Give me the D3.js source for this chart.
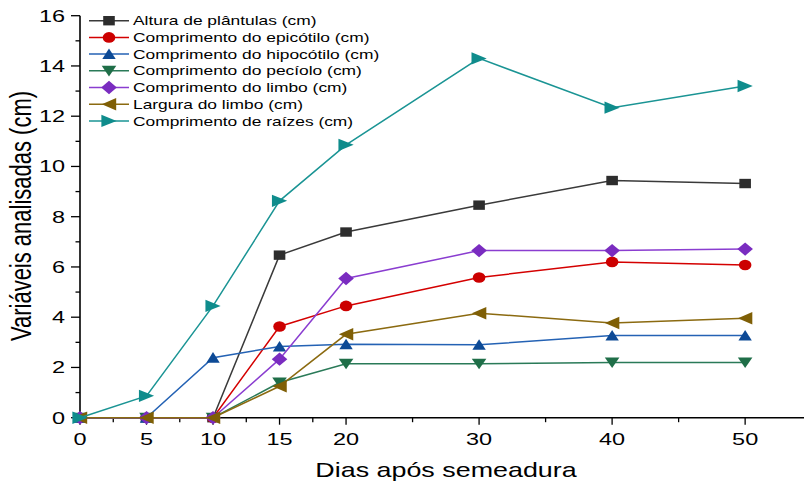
<!DOCTYPE html>
<html><head><meta charset="utf-8">
<script src="https://cdn.jsdelivr.net/npm/d3@7/dist/d3.min.js"></script>
<style>body{margin:0;background:#fff}svg{display:block}text{font-family:"Liberation Sans",Arial,sans-serif}</style>
</head><body>
<svg id="c" width="804" height="481"></svg>
<script>
const days = [0, 5, 10, 15, 20, 30, 40, 50];
const altura = [0, 0, 0, 6.47, 7.39, 8.46, 9.44, 9.32];
const epicotilo = [0, 0, 0, 3.63, 4.45, 5.58, 6.2, 6.08];
const hipocotilo = [0, 0, 2.39, 2.83, 2.92, 2.9, 3.27, 3.27];
const peciolo = [0, 0, 0, 1.4, 2.15, 2.15, 2.2, 2.2];
const limbo = [0, 0, 0, 2.33, 5.54, 6.65, 6.65, 6.71];
const largura = [0, 0, 0, 1.25, 3.32, 4.16, 3.77, 3.96];
const raizes = [0, 0.87, 4.45, 8.63, 10.86, 14.3, 12.34, 13.2];
const seriesNames = ["Altura de plântulas (cm)","Comprimento do epicótilo (cm)","Comprimento do hipocótilo (cm)","Comprimento do pecíolo (cm)","Comprimento do limbo (cm)","Largura do limbo (cm)","Comprimento de raízes (cm)"];
const xTickLabels = [0, 5, 10, 15, 20, 30, 40, 50];
const xMinorTicks = [2.5, 7.5, 12.5, 17.5, 25, 35, 45];
const yTickLabels = [0, 2, 4, 6, 8, 10, 12, 14, 16];

const seriesValues = [altura, epicotilo, hipocotilo, peciolo, limbo, largura, raizes];
const styles = [
  {line:"#3a3a3a", fill:"#2d2d2d", shape:"square"},
  {line:"#d40000", fill:"#cc0000", shape:"circle"},
  {line:"#2462b4", fill:"#0d4a96", shape:"up"},
  {line:"#2a7a58", fill:"#1f6e48", shape:"down"},
  {line:"#8a3dd0", fill:"#7a2cc0", shape:"diamond"},
  {line:"#8b6a10", fill:"#7f5f06", shape:"left"},
  {line:"#1a9494", fill:"#0f8c8c", shape:"right"}
];
const SX = 1.38;
const svg = d3.select("#c");
const x = d3.scaleLinear().domain([0, 54.5]).range([80, 805]);
const y = d3.scaleLinear().domain([0, 16]).range([417.7, 15.7]);

function shapePath(s){
  switch(s){
    case "square": return "M-5.8,-4.7H5.8V4.7H-5.8Z";
    case "circle": return "M-6.3,0A6.3,5.3 0 1,0 6.3,0A6.3,5.3 0 1,0 -6.3,0Z";
    case "up": return "M0,-5.6L6.7,5L-6.7,5Z";
    case "down": return "M0,5.6L7.3,-5L-7.3,-5Z";
    case "diamond": return "M0,-6.7L7.8,0L0,6.7L-7.8,0Z";
    case "left": return "M-7.2,0L7.2,-6.2L7.2,6.2Z";
    case "right": return "M7.6,0L-7.6,-6.2L-7.6,6.2Z";
  }
}

// axes
const gx = svg.append("g");
gx.append("line").attr("x1",80).attr("x2",804).attr("y1",y(0)).attr("y2",y(0)).attr("stroke","#000").attr("stroke-width",1.6);
xTickLabels.forEach(v=>{
  gx.append("line").attr("x1",x(v)).attr("x2",x(v)).attr("y1",y(0)).attr("y2",y(0)+7).attr("stroke","#000").attr("stroke-width",1.3);
  gx.append("text").attr("transform",`translate(${x(v)},445) scale(${SX},1)`).attr("text-anchor","middle").attr("font-size",17).text(v);
});
xMinorTicks.forEach(v=>{
  gx.append("line").attr("x1",x(v)).attr("x2",x(v)).attr("y1",y(0)).attr("y2",y(0)+4.5).attr("stroke","#000").attr("stroke-width",1.3);
});
const gy = svg.append("g");
gy.append("line").attr("x1",80).attr("x2",80).attr("y1",y(0)).attr("y2",y(16)).attr("stroke","#000").attr("stroke-width",1.6);
yTickLabels.forEach(v=>{
  gy.append("line").attr("x1",71).attr("x2",80).attr("y1",y(v)).attr("y2",y(v)).attr("stroke","#000").attr("stroke-width",1.3);
  gy.append("text").attr("transform",`translate(65,${y(v)+6}) scale(${SX},1)`).attr("text-anchor","end").attr("font-size",17).text(v);
});
for(let v=1; v<16; v+=2){
  gy.append("line").attr("x1",75.5).attr("x2",80).attr("y1",y(v)).attr("y2",y(v)).attr("stroke","#000").attr("stroke-width",1.3);
}
svg.append("text").attr("transform",`translate(446,477) scale(1.28,1)`).attr("text-anchor","middle").attr("font-size",21).text("Dias após semeadura");
svg.append("text").attr("transform",`translate(31,216) rotate(-90) scale(1,${SX})`).attr("text-anchor","middle").attr("font-size",22).text("Variáveis analisadas (cm)");

// series
const lineGen = d3.line().x(d=>x(d[0])).y(d=>y(d[1]));
seriesValues.forEach((vals,i)=>{
  const pts = days.map((d,j)=>[d, vals[j]]);
  const g = svg.append("g");
  g.append("path").attr("d", lineGen(pts)).attr("fill","none").attr("stroke",styles[i].line).attr("stroke-width",1.5);
  g.selectAll("path.m").data(pts).enter().append("path").attr("class","m")
    .attr("d", shapePath(styles[i].shape))
    .attr("transform", d=>`translate(${x(d[0])},${y(d[1])})`)
    .attr("fill", styles[i].fill);
});

// legend
const lg = svg.append("g");
seriesNames.forEach((n,i)=>{
  const ry = 20.7 + i*16.7;
  lg.append("line").attr("x1",89).attr("x2",129).attr("y1",ry).attr("y2",ry).attr("stroke",styles[i].line).attr("stroke-width",1.5);
  lg.append("path").attr("d",shapePath(styles[i].shape)).attr("transform",`translate(109,${ry})`).attr("fill",styles[i].fill);
  lg.append("text").attr("transform",`translate(133,${ry+4.6}) scale(${SX},1)`).attr("font-size",12.6).text(n);
});
</script>
</body></html>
-.-.-
Given task: Word for word, quote the lines above. Omit the pictures.

Finished answer:
Give me the D3.js source for this chart.
<!DOCTYPE html>
<html><head><meta charset="utf-8">
<script src="https://cdn.jsdelivr.net/npm/d3@7/dist/d3.min.js"></script>
<style>body{margin:0;background:#fff}svg{display:block}text{font-family:"Liberation Sans",Arial,sans-serif}</style>
</head><body>
<svg id="c" width="804" height="481"></svg>
<script>
const days = [0, 5, 10, 15, 20, 30, 40, 50];
const altura = [0, 0, 0, 6.47, 7.39, 8.46, 9.44, 9.32];
const epicotilo = [0, 0, 0, 3.63, 4.45, 5.58, 6.2, 6.08];
const hipocotilo = [0, 0, 2.39, 2.83, 2.92, 2.9, 3.27, 3.27];
const peciolo = [0, 0, 0, 1.4, 2.15, 2.15, 2.2, 2.2];
const limbo = [0, 0, 0, 2.33, 5.54, 6.65, 6.65, 6.71];
const largura = [0, 0, 0, 1.25, 3.32, 4.16, 3.77, 3.96];
const raizes = [0, 0.87, 4.45, 8.63, 10.86, 14.3, 12.34, 13.2];
const seriesNames = ["Altura de plântulas (cm)","Comprimento do epicótilo (cm)","Comprimento do hipocótilo (cm)","Comprimento do pecíolo (cm)","Comprimento do limbo (cm)","Largura do limbo (cm)","Comprimento de raízes (cm)"];
const xTickLabels = [0, 5, 10, 15, 20, 30, 40, 50];
const xMinorTicks = [2.5, 7.5, 12.5, 17.5, 25, 35, 45];
const yTickLabels = [0, 2, 4, 6, 8, 10, 12, 14, 16];

const seriesValues = [altura, epicotilo, hipocotilo, peciolo, limbo, largura, raizes];
const styles = [
  {line:"#3a3a3a", fill:"#2d2d2d", shape:"square"},
  {line:"#d40000", fill:"#cc0000", shape:"circle"},
  {line:"#2462b4", fill:"#0d4a96", shape:"up"},
  {line:"#2a7a58", fill:"#1f6e48", shape:"down"},
  {line:"#8a3dd0", fill:"#7a2cc0", shape:"diamond"},
  {line:"#8b6a10", fill:"#7f5f06", shape:"left"},
  {line:"#1a9494", fill:"#0f8c8c", shape:"right"}
];
const SX = 1.38;
const svg = d3.select("#c");
const x = d3.scaleLinear().domain([0, 54.5]).range([80, 805]);
const y = d3.scaleLinear().domain([0, 16]).range([417.7, 15.7]);

function shapePath(s){
  switch(s){
    case "square": return "M-5.8,-4.7H5.8V4.7H-5.8Z";
    case "circle": return "M-6.3,0A6.3,5.3 0 1,0 6.3,0A6.3,5.3 0 1,0 -6.3,0Z";
    case "up": return "M0,-5.6L6.7,5L-6.7,5Z";
    case "down": return "M0,5.6L7.3,-5L-7.3,-5Z";
    case "diamond": return "M0,-6.7L7.8,0L0,6.7L-7.8,0Z";
    case "left": return "M-7.2,0L7.2,-6.2L7.2,6.2Z";
    case "right": return "M7.6,0L-7.6,-6.2L-7.6,6.2Z";
  }
}

// axes
const gx = svg.append("g");
gx.append("line").attr("x1",80).attr("x2",804).attr("y1",y(0)).attr("y2",y(0)).attr("stroke","#000").attr("stroke-width",1.6);
xTickLabels.forEach(v=>{
  gx.append("line").attr("x1",x(v)).attr("x2",x(v)).attr("y1",y(0)).attr("y2",y(0)+7).attr("stroke","#000").attr("stroke-width",1.3);
  gx.append("text").attr("transform",`translate(${x(v)},445) scale(${SX},1)`).attr("text-anchor","middle").attr("font-size",17).text(v);
});
xMinorTicks.forEach(v=>{
  gx.append("line").attr("x1",x(v)).attr("x2",x(v)).attr("y1",y(0)).attr("y2",y(0)+4.5).attr("stroke","#000").attr("stroke-width",1.3);
});
const gy = svg.append("g");
gy.append("line").attr("x1",80).attr("x2",80).attr("y1",y(0)).attr("y2",y(16)).attr("stroke","#000").attr("stroke-width",1.6);
yTickLabels.forEach(v=>{
  gy.append("line").attr("x1",71).attr("x2",80).attr("y1",y(v)).attr("y2",y(v)).attr("stroke","#000").attr("stroke-width",1.3);
  gy.append("text").attr("transform",`translate(65,${y(v)+6}) scale(${SX},1)`).attr("text-anchor","end").attr("font-size",17).text(v);
});
for(let v=1; v<16; v+=2){
  gy.append("line").attr("x1",75.5).attr("x2",80).attr("y1",y(v)).attr("y2",y(v)).attr("stroke","#000").attr("stroke-width",1.3);
}
svg.append("text").attr("transform",`translate(446,477) scale(1.28,1)`).attr("text-anchor","middle").attr("font-size",21).text("Dias após semeadura");
svg.append("text").attr("transform",`translate(31,216) rotate(-90) scale(1,${SX})`).attr("text-anchor","middle").attr("font-size",22).text("Variáveis analisadas (cm)");

// series
const lineGen = d3.line().x(d=>x(d[0])).y(d=>y(d[1]));
seriesValues.forEach((vals,i)=>{
  const pts = days.map((d,j)=>[d, vals[j]]);
  const g = svg.append("g");
  g.append("path").attr("d", lineGen(pts)).attr("fill","none").attr("stroke",styles[i].line).attr("stroke-width",1.5);
  g.selectAll("path.m").data(pts).enter().append("path").attr("class","m")
    .attr("d", shapePath(styles[i].shape))
    .attr("transform", d=>`translate(${x(d[0])},${y(d[1])})`)
    .attr("fill", styles[i].fill);
});

// legend
const lg = svg.append("g");
seriesNames.forEach((n,i)=>{
  const ry = 20.7 + i*16.7;
  lg.append("line").attr("x1",89).attr("x2",129).attr("y1",ry).attr("y2",ry).attr("stroke",styles[i].line).attr("stroke-width",1.5);
  lg.append("path").attr("d",shapePath(styles[i].shape)).attr("transform",`translate(109,${ry})`).attr("fill",styles[i].fill);
  lg.append("text").attr("transform",`translate(133,${ry+4.6}) scale(${SX},1)`).attr("font-size",12.6).text(n);
});
</script>
</body></html>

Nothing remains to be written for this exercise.